Global oil prices rebounded Wednesday after OPEC's most influential member, Saudi Arabia's Energy Minister Khalid al-Falih, rejected criticism from President Donald Trump and hinted that the cartel would continue with its agreed production cuts.
Speaking to reporters on the sidelines of an energy industry conference in Riyadh, al-Falih said OPEC member states, as well as allies such as Russia, were focused on stability in a global market he described as "brimming" with excess supply and pressured by record U.S. production. He also hit back at Trump's Tweet earlier this week, which urged OPEC to "take it easy", saying the cartel's collective approach, which is removing 1.2 million barrels from the market each day, was appropriate.
"We are taking it easy," al-Falih said. "The twenty-five countries are taking a very slow and measured approach.

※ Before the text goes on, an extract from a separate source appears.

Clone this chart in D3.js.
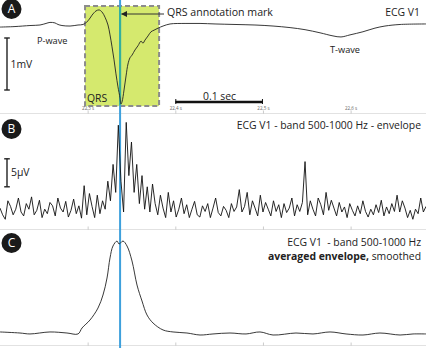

Just as the second half of last year proved, we are interested in market stability first and foremost."
Brent crude contracts for April delivery, the global benchmark, were marked 41.42 higher from their Tuesday close and changing hands at $66.63 per barrel by mid-day trading in New York while WTI contracts for the same month were seen $1.78 higher at $57.28 per barrel.
Prices were also getting support from the Energy Information Administration also said Wednesday that U.S. crude supplies fell but a bigger-than-expected 8.6 million barrels last week, while stocks at the main export hub in Cushing, Oklahoma declined by 2.8 million barrels.
Further upward support was cited by data yesterday from the American Petroleum Institute, which said domestic crude stockpiles fell by 4.2 million barrels last week to just over 444 million barrels.
"With al-Falih appearing undeterred by Trump's latest attack on the cartel and indicating that cuts will need to continue into the second half of the year, upward pressure on oil may persist longer term," said Craig Erlam of Singapore-based brokerage Oanda. "Of course, downside pressures may remain for now but Falih appeared comfortable with his assessment that demand will pick up, which will be reflected in the inventory numbers eventually."